Part of Seamus’s genius was the way in which he could add the experience to the artefact, and continued to do so, selflessly, right up to the end, and for countless numbers of people.

It was, I suppose, also part of the innocence of the 1960s that nobody thought to record or broadcast any of those marvellous sessions. Michael Longley, now the only survivor, would be a superb witness.

The few I attended were just wonderful: the counterpoint between the three performers was never the same from performance to performance, the choices of poetry and song varied, as did the audience responses.

The private moments were great fun: convivial, sometimes bawdy, quite male – laddish, even. Davy always claimed to remember (because I simply cannot) that at one post-performance session in a small hotel somewhere in the glens of Antrim, when the harassed proprietor announced that it was time for last orders, I thought for a moment about what we were drinking, and then ordered a bottle of whiskey, a bottle of gin, and a bottle of brandy.

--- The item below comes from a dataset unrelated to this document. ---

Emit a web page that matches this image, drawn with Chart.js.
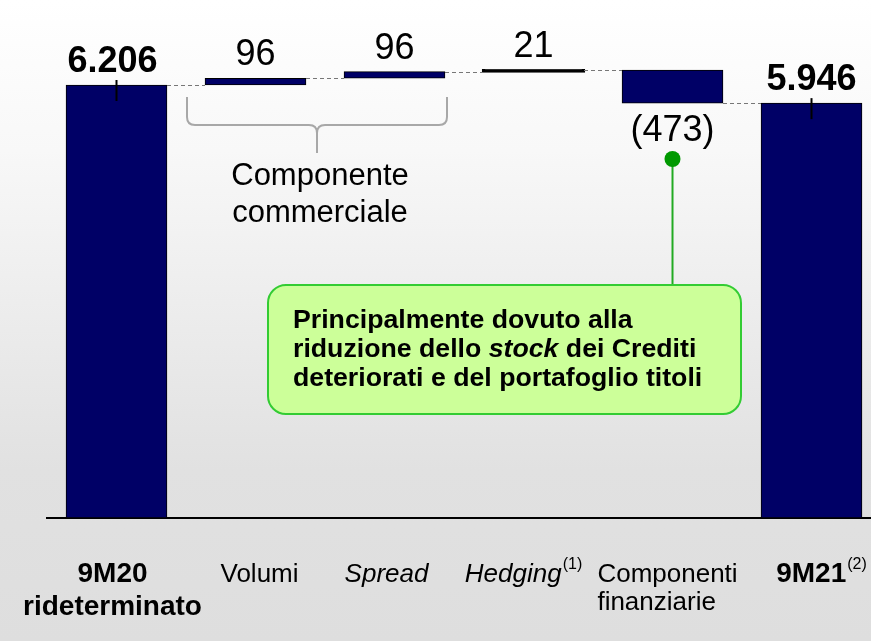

But the memory that has really etched itself into my memory was not of any of the actual performances, but of the morning after one of them when we were crippled with hangovers. Seamus suggested that we visit Fair Head, which was not far away.

We parked as close as we could, and then waded through thigh-high bracken until, approaching the edge of the cliffs, we could trust our damaged equilibrium no longer. So we went forward on hands and knees, inching across the terrain, until we ended up, flat on our stomachs, peering over the edge. And there, floating in a leisurely fashion about a hundred feet below us, between the cliff-top and the sea, was a golden eagle – from Scotland, no doubt – exploring the Irish habitat.